The Eagles grabbed that lead on Sam Topham's tally, 1:59 into the contest.

Showing no reluctance to jump into the offense, Topham, a sophomore defenseman, took a feed from freshman Tim Larocque, barged to the bottom of the left circle, then threaded in his tight-angle shot which caught Lancers' junior goalie Connor Maloney by surprise.

“Those were all things we worked on this week in practice,” Eagles head coach John Flaherty said. “Driving wide. We knew where they were vulnerable.”

Matters opened up in the second period, which put both goaltenders on the hot seat.

BC High netminder Peter Cronin faced 17 shots in the second stanza, including Iovanna's sharp wrister which he gloved.

The Eagles missed out on a golden scoring chance a minute later, when Michael Brooks was set up by linemate Tom Besinger, but missed the open net.

“That wasn't the only one,” said Flaherty. “Three or four pucks that laid there for us to bury. When you're playing with the fire power of Malden Catholic, you need to be mistake free and capitalize on everything they give you.”

Instead, was the Lancers who exploited a BC High breakdown and used it to tie the contest, 1-1, at 11:28.

Brendan Collier, working a 2-on-1 with Ryan Fitzgerald, took Sifferlen's cross-ice pass, put a head fake on Cronin and tucked the puck inside the right post.

The stalemate continued until midway through the third, when an uncleared puck in the Eagles zone ended up on Nick Rolli's stick near the blue line.

Rolli saw Iovanna cutting to the net and deftly fed him the puck.

“We were really pressuring them down low,” said Iovanna. “They couldn't get it out. We kept banging on them.”

Iovanna finished the play by lifting a back hander over Cronin's shoulder from six feet away.

Lancers freshman Casey Fitzgerald put the game out of reach with 4.6 seconds remaining, when he sent a shot 150 feet into an open net.

By that time, the Malden faithful, including Serino who was in attandence, were able to celebrate this sweetest title.

“I've been there since my freshman year,” MacGillivray said. “We've basically been a family together. It sounds weird, but [Coach Serino] is like the father of the family. We did it for him.”

Said MCinterim coach John McLean, “It's mission accomplish. It's been a very long, tough season, mentally and physically. The kids dug down in the third period and did what they had to do.”

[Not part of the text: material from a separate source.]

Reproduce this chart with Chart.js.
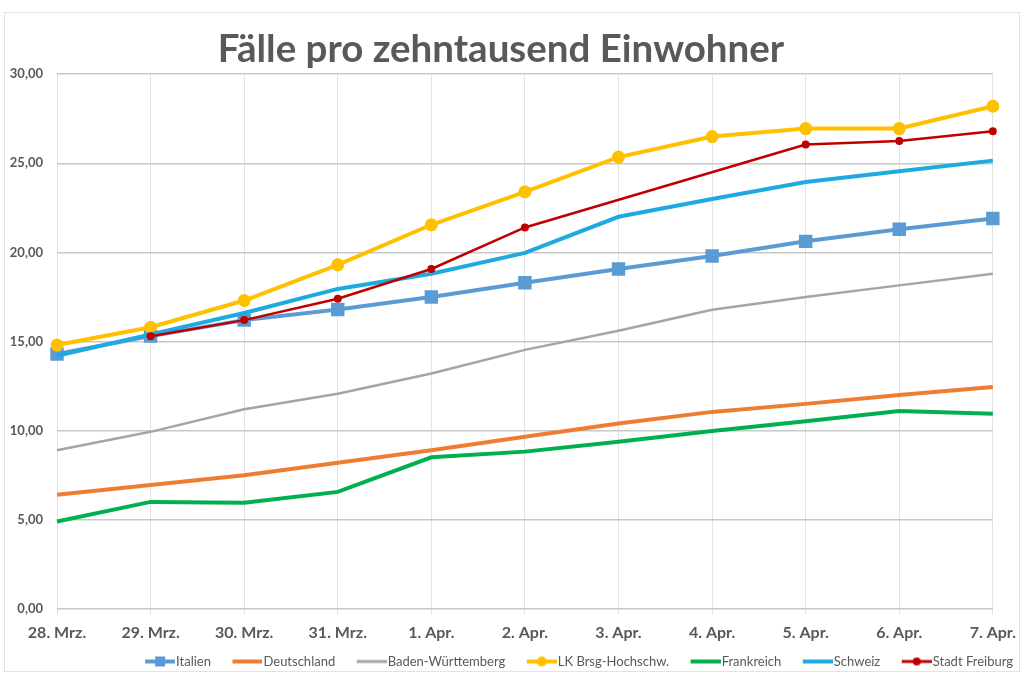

With hockey being such a close-knit fraternity, Serino, who is still Lancers athletic director, had a real presence in the Eagles' dressing room, too, one that was still grieving the in-season passings of the fathers of two BC High sophomores.

“We were playing for our own cause,” Flaherty said. “Two of our kids lost their dads. (But) I have the utmost respect for Chris Serino. He just came into my locker room and congratulated our guys. That's what true Chris Serino is. Here's a guy fighting for his life and he takes the time out of celebrating with his team to come into my locker room.

"That's what hockey is. It's a family.”